== Information shown ==
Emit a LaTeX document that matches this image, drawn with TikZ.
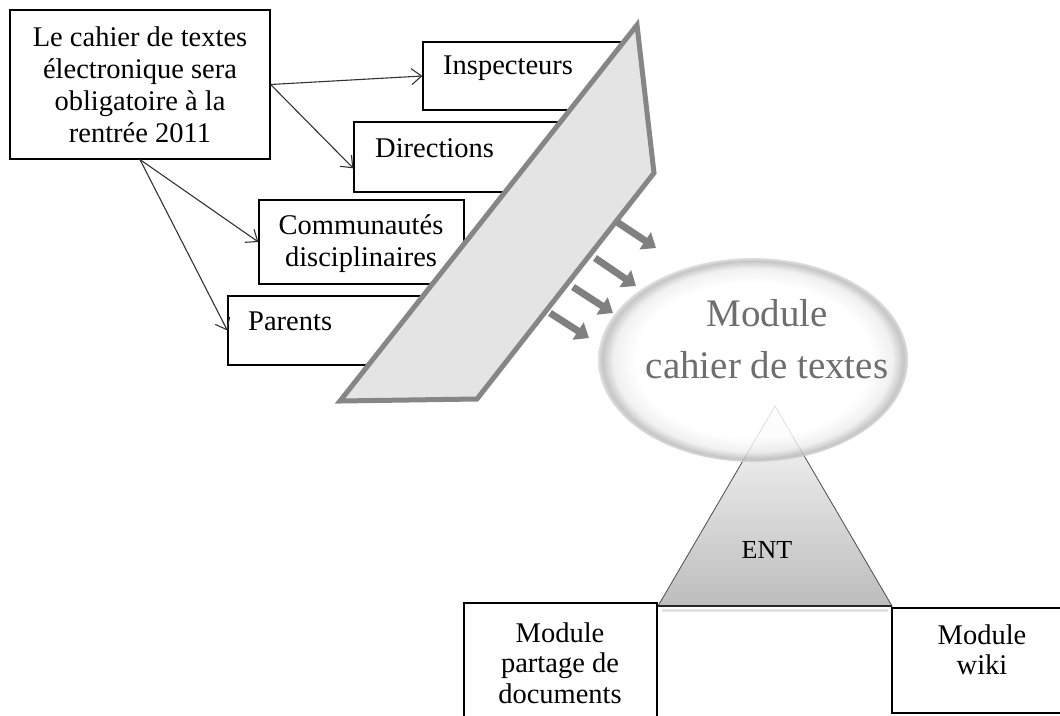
\documentclass[tikz,border=0pt]{standalone}
\usepackage{fontspec}
\setmainfont{Liberation Serif}
\usetikzlibrary{arrows.meta,calc,shapes.geometric}
\pgfdeclareradialshading{ellbevel}{\pgfpoint{0bp}{0bp}}{color(0bp)=(white); color(19bp)=(white); color(22.5bp)=(gray!14); color(24.3bp)=(gray!55); color(25bp)=(gray!30); color(50bp)=(gray!30)}
\begin{document}
\begin{tikzpicture}[x=1pt,y=-1pt,
  box/.style={draw=black, line width=1.2pt, fill=white, inner sep=0pt},
  txt/.style={font=\fontsize{28.5}{32}\selectfont, align=center, inner sep=0pt},
  conn/.style={draw=black!80, line width=1.1pt, -{Straight Barb[length=10pt,width=16pt]}},
  fat/.style={draw=gray, line width=7pt, -{Triangle[length=13pt,width=20pt]}},
  slopebar/.style={fill=gray!21, draw=gray!95, line width=5pt, line join=miter},
]
\useasboundingbox (0,0) rectangle (1060,715);
\clip (0,0) rectangle (1060,715);

% top-left boxes
\node[box, txt, minimum width=260pt, minimum height=149pt] (main) at (140,84.5)
  {Le cahier de textes\\électronique sera\\obligatoire à la\\rentrée 2011};
\node[box, minimum width=212pt, minimum height=68pt] (insp) at (529,76) {};
\node[txt, anchor=west] (inspT) at (443,68) {Inspecteurs};
\node[box, minimum width=266pt, minimum height=70pt] (dir) at (487,157) {};
\node[txt, anchor=west] (dirT) at (375,148) {Directions};
\node[box, minimum width=205pt, minimum height=84pt] (comm) at (361.5,242) {};
\node[txt] (commT) at (361,244) {Communautés\\disciplinaires};
\node[box, minimum width=222pt, minimum height=69pt] (par) at (339,330.5) {};
\node[txt, anchor=west] (parT) at (248,321) {Parents};

% connectors
\draw[conn] (main.east) -- (insp.west);
\draw[conn] (main.east) -- ($(dir.north west)!0.66!(dir.south west)$);
\draw[conn] (main.south) -- (comm.west);
\draw[conn] (main.south) -- (par.west);

% slanted bar
\draw[slopebar] (637,25) -- (654,173) -- (477,399) -- (340,401) -- cycle;

% fat arrows
\coordinate (f1s) at (617,222); \coordinate (f1e) at (656,248);
\coordinate (f2s) at (595,258); \coordinate (f2e) at (636,286);
\coordinate (f3s) at (573,287); \coordinate (f3e) at (613,313);
\coordinate (f4s) at (550,313); \coordinate (f4e) at (589,338);
\draw[fat] (f1s) -- (f1e);
\draw[fat] (f2s) -- (f2e);
\draw[fat] (f3s) -- (f3e);
\draw[fat] (f4s) -- (f4e);

% triangle ENT
\shade[top color=gray!4, bottom color=gray!52, draw=black!70, line width=0.8pt]
  (775,406) -- (892,606) -- (658,606) -- cycle;
\draw[gray!22, line width=3pt] (662,610) -- (888,610);
\draw[black!85, line width=2pt] (658,606) -- (892,606);
\node[inner sep=0pt, font=\fontsize{26}{30}\selectfont] (ent) at (767,550) {ENT};

% ellipse
\node[ellipse, minimum width=310pt, minimum height=204pt, shading=ellbevel,
      fill opacity=0.82, inner sep=0pt] (cdt) at (753,360) {};
\node[inner sep=0pt, font=\fontsize{39}{52}\selectfont, text=black!57, align=center]
  (cdtT) at (767,339) {Module\\cahier de textes};

% bottom boxes
\node[box, minimum width=193pt, minimum height=127pt] (lbox) at (560.5,666.5) {};
\node[txt, font=\fontsize{28.5}{30.5}\selectfont] (lboxT) at (560,663) {Module\\partage de\\documents};
\node[box, minimum width=183pt, minimum height=105pt] (rbox) at (983.5,660.5) {};
\node[txt, font=\fontsize{28.5}{30}\selectfont] (rboxT) at (982,650) {Module\\wiki};
\end{tikzpicture}
\end{document}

== What to do ==
Leave out the pictures and print every line of the data exactly.

== Correct output ==
Emit a LaTeX document that matches this image, drawn with TikZ.
\documentclass[tikz,border=0pt]{standalone}
\usepackage{fontspec}
\setmainfont{Liberation Serif}
\usetikzlibrary{arrows.meta,calc,shapes.geometric}
\pgfdeclareradialshading{ellbevel}{\pgfpoint{0bp}{0bp}}{color(0bp)=(white); color(19bp)=(white); color(22.5bp)=(gray!14); color(24.3bp)=(gray!55); color(25bp)=(gray!30); color(50bp)=(gray!30)}
\begin{document}
\begin{tikzpicture}[x=1pt,y=-1pt,
  box/.style={draw=black, line width=1.2pt, fill=white, inner sep=0pt},
  txt/.style={font=\fontsize{28.5}{32}\selectfont, align=center, inner sep=0pt},
  conn/.style={draw=black!80, line width=1.1pt, -{Straight Barb[length=10pt,width=16pt]}},
  fat/.style={draw=gray, line width=7pt, -{Triangle[length=13pt,width=20pt]}},
  slopebar/.style={fill=gray!21, draw=gray!95, line width=5pt, line join=miter},
]
\useasboundingbox (0,0) rectangle (1060,715);
\clip (0,0) rectangle (1060,715);

% top-left boxes
\node[box, txt, minimum width=260pt, minimum height=149pt] (main) at (140,84.5)
  {Le cahier de textes\\électronique sera\\obligatoire à la\\rentrée 2011};
\node[box, minimum width=212pt, minimum height=68pt] (insp) at (529,76) {};
\node[txt, anchor=west] (inspT) at (443,68) {Inspecteurs};
\node[box, minimum width=266pt, minimum height=70pt] (dir) at (487,157) {};
\node[txt, anchor=west] (dirT) at (375,148) {Directions};
\node[box, minimum width=205pt, minimum height=84pt] (comm) at (361.5,242) {};
\node[txt] (commT) at (361,244) {Communautés\\disciplinaires};
\node[box, minimum width=222pt, minimum height=69pt] (par) at (339,330.5) {};
\node[txt, anchor=west] (parT) at (248,321) {Parents};

% connectors
\draw[conn] (main.east) -- (insp.west);
\draw[conn] (main.east) -- ($(dir.north west)!0.66!(dir.south west)$);
\draw[conn] (main.south) -- (comm.west);
\draw[conn] (main.south) -- (par.west);

% slanted bar
\draw[slopebar] (637,25) -- (654,173) -- (477,399) -- (340,401) -- cycle;

% fat arrows
\coordinate (f1s) at (617,222); \coordinate (f1e) at (656,248);
\coordinate (f2s) at (595,258); \coordinate (f2e) at (636,286);
\coordinate (f3s) at (573,287); \coordinate (f3e) at (613,313);
\coordinate (f4s) at (550,313); \coordinate (f4e) at (589,338);
\draw[fat] (f1s) -- (f1e);
\draw[fat] (f2s) -- (f2e);
\draw[fat] (f3s) -- (f3e);
\draw[fat] (f4s) -- (f4e);

% triangle ENT
\shade[top color=gray!4, bottom color=gray!52, draw=black!70, line width=0.8pt]
  (775,406) -- (892,606) -- (658,606) -- cycle;
\draw[gray!22, line width=3pt] (662,610) -- (888,610);
\draw[black!85, line width=2pt] (658,606) -- (892,606);
\node[inner sep=0pt, font=\fontsize{26}{30}\selectfont] (ent) at (767,550) {ENT};

% ellipse
\node[ellipse, minimum width=310pt, minimum height=204pt, shading=ellbevel,
      fill opacity=0.82, inner sep=0pt] (cdt) at (753,360) {};
\node[inner sep=0pt, font=\fontsize{39}{52}\selectfont, text=black!57, align=center]
  (cdtT) at (767,339) {Module\\cahier de textes};

% bottom boxes
\node[box, minimum width=193pt, minimum height=127pt] (lbox) at (560.5,666.5) {};
\node[txt, font=\fontsize{28.5}{30.5}\selectfont] (lboxT) at (560,663) {Module\\partage de\\documents};
\node[box, minimum width=183pt, minimum height=105pt] (rbox) at (983.5,660.5) {};
\node[txt, font=\fontsize{28.5}{30}\selectfont] (rboxT) at (982,650) {Module\\wiki};
\end{tikzpicture}
\end{document}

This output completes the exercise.